Jim Martin remembers hitting the Del Norte Golf Course off State Route 197 “way back when” he lived in Brookings in the 1980s.

His general-contractor’s job took him to Illinois in 1992, but his fondness for the nine-hole, 96-acre course would bring Martin back for a round of golf every couple of years or so.

Now, he’s returned to this region for good. His reasons: the climate …  and golf.

“In Illinois, the winters are too cold and the summers too hot. But in Crescent City, you don’t tan, you just rust,” joked Martin.

Plus, this year the opportunity arose to do more than just play golf again on the Del Norte Golf Course. He could buy it.

At the same time, Martin said, he has no plan to convert the property, using his years of experience building homes, condos and townhouses. Rather, with the help of his son, Alan, he’ll resuscitate the land and reopen the course for the next generation of golfers to enjoy as he has.

The purchase of the property cleared escrow last week, completing his acquisition of Del Norte Golf Course from the Elk Valley Rancheria Tribe.

The course is located about halfway between Brookings and Crescent City.

Martin admitted he had mixed emotions when he heard the course had closed in June last year primarily because of declining membership.

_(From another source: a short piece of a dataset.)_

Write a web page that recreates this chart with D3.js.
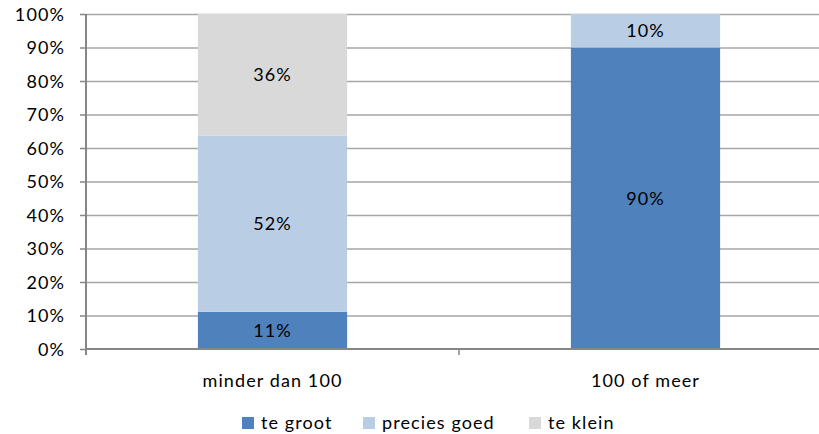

“I was disappointed it closed,” he said, “but I was glad, because it meant I could buy it for less than it would have been if it was still fully open.”

Martin declined to say how much he paid for the property.

As excited as he was to assume ownership, Martin knows the course is far from user-ready. After more than a year of disuse, nature has overtaken the typically manicured fairways and greens.

“I saw the golf course in May,” said Martin. “The grass was 10 to 12 inches tall. You couldn’t tell the sand traps from the greens.”

Alan Martin, who was living in Georgia at the time with his wife, Bobbie, was equally surprised when his dad sent photos of the course. “Well, we’ve got some work ahead of us,” Alan Martin recalls thinking. “But my dad raised me right. We’re not allergic to work.”

Alan, who graduated from Brookings-Harbor High School in 1993, both worked for his dad and played the Del Norte course. Now, he’s the property’s new general manager.

“I’ll just be the owner/worker,” Jim Martin said. “This will be the first time in his life he’ll get to tell me what to do.”

Alan Martin figures they’re only 30% to 40% caught up on the maintenance alone. “We still have to do mowing, lower and lower and lower,” he said. “The greens and the tee boxes still need to be aerated and reseeded.”

The fairways, Martin added, have years of dead growth waiting to be cleared, cut and mowed. Then, the new owners can water and feed the grass to grow it back right.

Lending the Martins some “grunt labor” is former Del Norte High School boys’ golf coach Kirk Burrows. He said he’s not the only one who was excited hearing of the Martins’ plans.

“The whole community is ecstatic, for many reasons,” Burrows said from a golf cart, armed with a chainsaw and ready to tackle more overgrowth. “It’s not just great for the golfers, but for the community.”

Jim Martin emphasized that the project wouldn’t have been possible without the help of Re/Max realtor Rose Peasley, who completed the complicated legwork for them.

As for their timeline, the Martins said the community won’t be playing the restructured course until December at the earliest. But the pushed-back grand revealing will give them time to do it up right, Jim Martin said.

“When we open the doors, we want to make people happy that they came out,” he said. “We want the course to look very nice when they come out that first time.”

To add to that experience, he said, the purchase of the golf course included the clubhouse building, which congtained both a bar and a restaurant. Jim Martin plans to open the bar and offer limited service at the restaurant while the new owners get their feet wet and grow into ownership.

When that’s accomplished, he said, he wants to turn back the clock on the Del Norte Golf Course to the 1950s, when it was more than a golfing destination. “Basically, I want to bring back the family atmosphere.” Martin said.

“You can have a barbecue outside and don’t have to worry about just golf. If want a wedding or a reunion, you can have it here.”